Marcel Delgado(1901-1976)
- Visual Effects
- Special Effects
- Additional Crew
Marcel Delgado was born in 1901 in Mexico. After moving to California
he took an interest in Art and ultimately met his future friend and
mentor Willis O' Brien. His first work was on 'The Lost World', vastly
improving the techniques formerly used to make models appear as
life-like creatures. Football bladders were used to mimic breathing and
chocolate served as blood. The models of the film were were exhibited
in Los Angeles in the Museum of Arts and Sciences for many years until
time caught up with them and rubber parts started to disintegrate.
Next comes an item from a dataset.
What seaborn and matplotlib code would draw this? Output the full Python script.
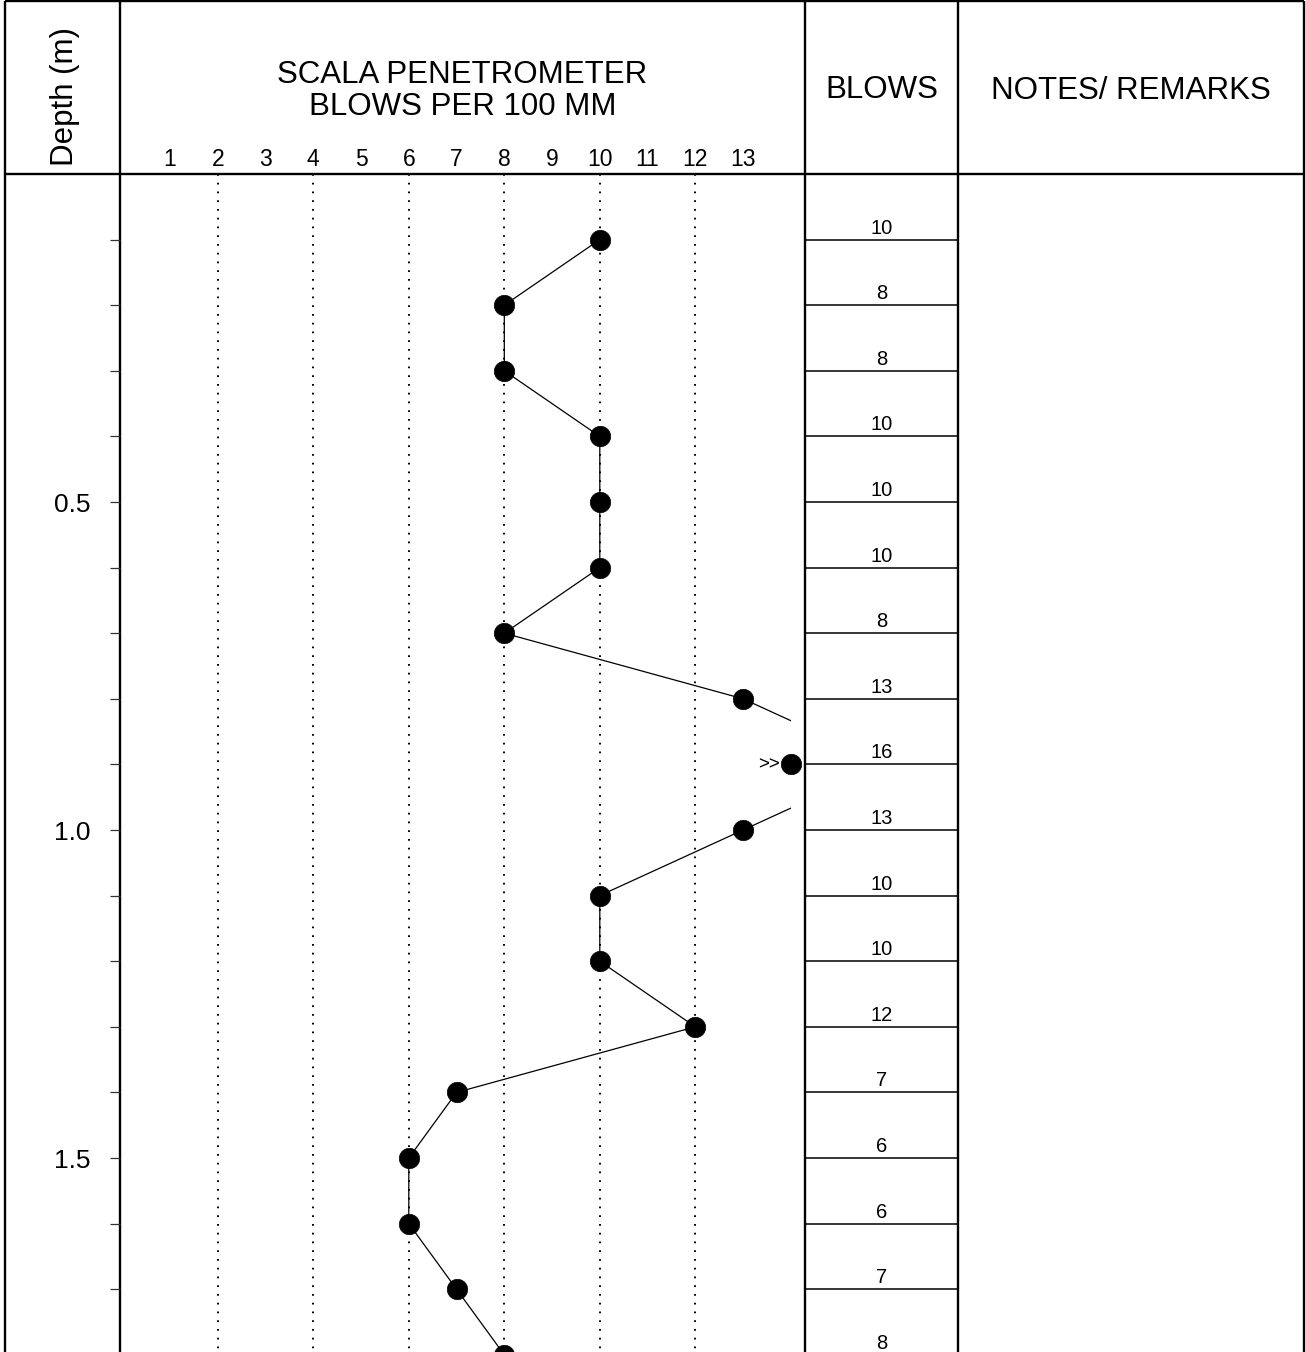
import numpy as np
import pandas as pd
import matplotlib
matplotlib.use("Agg")
import matplotlib.pyplot as plt
from matplotlib.patches import Rectangle
import seaborn as sns

# Scala penetrometer test results (blows per 100 mm) by depth
depth_m = [0.1, 0.2, 0.3, 0.4, 0.5, 0.6, 0.7, 0.8, 0.9,
           1.0, 1.1, 1.2, 1.3, 1.4, 1.5, 1.6, 1.7, 1.8]
blows = [10, 8, 8, 10, 10, 10, 8, 13, 16, 13, 10, 10, 12, 7, 6, 6, 7, 8]

scale_ticks = list(range(1, 14))
grid_values = [2, 4, 6, 8, 10, 12]
depth_labels = [0.5, 1.0, 1.5]
depth_minor = [0.1, 0.2, 0.3, 0.4, 0.6, 0.7, 0.8, 0.9,
               1.1, 1.2, 1.3, 1.4, 1.6, 1.7]
scale_max = 14          # values beyond this are plotted at the edge with ">>"

sns.set_theme(style="white")
plt.rcParams["font.family"] = ["Liberation Sans", "DejaVu Sans"]
plt.rcParams["text.color"] = "black"
plt.rcParams["xtick.labelcolor"] = "black"
plt.rcParams["ytick.labelcolor"] = "black"

W, H = 1306, 1352
fig = plt.figure(figsize=(W / 100, H / 100), dpi=100)

# pixel layout of the log sheet
X_LEFT, X_DEPTH, X_PLOT, X_BLOWS, X_RIGHT = 5, 120, 805, 958, 1304
Y_TOP, Y_HEAD = 1, 174
px_per_m = 656.0
depth_bottom = (H - Y_HEAD) / px_per_m


def fx(px):
    return px / W


def fy(py):
    return 1 - py / H


# background frame
bg = fig.add_axes([0, 0, 1, 1])
bg.set_xlim(0, W)
bg.set_ylim(H, 0)
bg.axis("off")
frame_kw = dict(color="black", lw=1.7, solid_capstyle="butt")
bg.plot([X_LEFT, X_RIGHT], [Y_TOP, Y_TOP], **frame_kw)
bg.plot([X_LEFT, X_RIGHT], [Y_HEAD, Y_HEAD], **frame_kw)
for xv in (X_LEFT, X_DEPTH, X_PLOT, X_BLOWS, X_RIGHT):
    bg.plot([xv, xv], [Y_TOP, H], **frame_kw)

# header texts
head_fs = 22.5
bg.text((X_LEFT + X_DEPTH) / 2 + 2, 97, "Depth (m)", rotation=90,
        ha="center", va="center", fontsize=head_fs)
bg.text((X_DEPTH + X_PLOT) / 2, 91, "SCALA PENETROMETER\nBLOWS PER 100 MM",
        ha="center", va="center", fontsize=head_fs, linespacing=1.1)
bg.text((X_PLOT + X_BLOWS) / 2, 90, "BLOWS", ha="center", va="center",
        fontsize=head_fs)
bg.text((X_BLOWS + X_RIGHT) / 2, 91, "NOTES/ REMARKS", ha="center",
        va="center", fontsize=head_fs)

# main penetrometer plot
ax = fig.add_axes([fx(X_DEPTH), 0, fx(X_PLOT - X_DEPTH), fy(Y_HEAD)])
ax.set_facecolor("none")
x_per_unit = 47.75
x0 = 122.3
ax.set_xlim((X_DEPTH - x0) / x_per_unit, (X_PLOT - x0) / x_per_unit)
ax.set_ylim(depth_bottom, 0)
for s in ax.spines.values():
    s.set_visible(False)

ax.vlines(grid_values, 0, depth_bottom, colors="black",
          linestyles=(0, (0.9, 3.6)), lw=1.4)

df = pd.DataFrame({"depth": depth_m, "blows": blows})
df["plotted"] = df["blows"].clip(upper=scale_max)

sns.lineplot(data=df, x="blows", y="depth", sort=False, estimator=None,
             color="black", lw=0.9, ax=ax)
clip = Rectangle((0, 0), scale_max, depth_bottom, transform=ax.transData)
ax.lines[-1].set_clip_path(clip)

sns.scatterplot(data=df, x="plotted", y="depth", s=215, color="black",
                edgecolor="black", linewidth=0.5, ax=ax, zorder=5)
for _, row in df[df["blows"] > scale_max].iterrows():
    ax.annotate(">>", xy=(row["plotted"], row["depth"]), xytext=(-8, 0),
                textcoords="offset points", ha="right", va="center",
                fontsize=13.5)

ax.xaxis.tick_top()
ax.set_xticks(scale_ticks)
ax.set_xticklabels([str(v) for v in scale_ticks])
ax.tick_params(axis="x", top=True, bottom=False, length=0, pad=2,
               labelsize=16.5)
ax.set_yticks(depth_labels)
ax.set_yticklabels([f"{v:.1f}" for v in depth_labels])
ax.set_yticks(depth_minor, minor=True)
ax.tick_params(axis="y", which="both", left=True, direction="out",
               length=7.2, width=0.9, color="#333333", pad=14, labelsize=19)
ax.set_xlabel("")
ax.set_ylabel("")

# blows column
axb = fig.add_axes([fx(X_PLOT), 0, fx(X_BLOWS - X_PLOT), fy(Y_HEAD)],
                   sharey=ax)
axb.set_facecolor("none")
axb.set_xlim(0, 1)
axb.hlines(depth_m, 0, 1, colors="black", lw=1.1)
for d, b in zip(depth_m, blows):
    axb.annotate(str(b), xy=(0.5, d), xytext=(0, 1.5),
                 textcoords="offset points", ha="center", va="bottom",
                 fontsize=14.5, annotation_clip=False)
axb.set_xticks([])
axb.tick_params(axis="y", which="both", left=False, labelleft=False)
for s in axb.spines.values():
    s.set_visible(False)

fig.savefig("out.png", dpi=100)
For
a period they were accidentally sealed between walls, but were
recovered later. During the production of The Lost World Delgado was
treated with respect, but when a follow-up 'Atlantis' was stopped he
was demoted to a regular laboring job and often shunned because of his
Mexican nationality. After a switch to RKO he became a unknown
genius with his work on 'King Kong', where most of the - relative -
intricate mechanisms were his work. A number of unrealized projects
followed until the relative sixes of 'Mighty Joe Young' where the
technical standards of the various models really reached a peak.
Subsequent work on later films was mostly uncredited. Delagado died in
1976 (failure to recover from an accident the same year).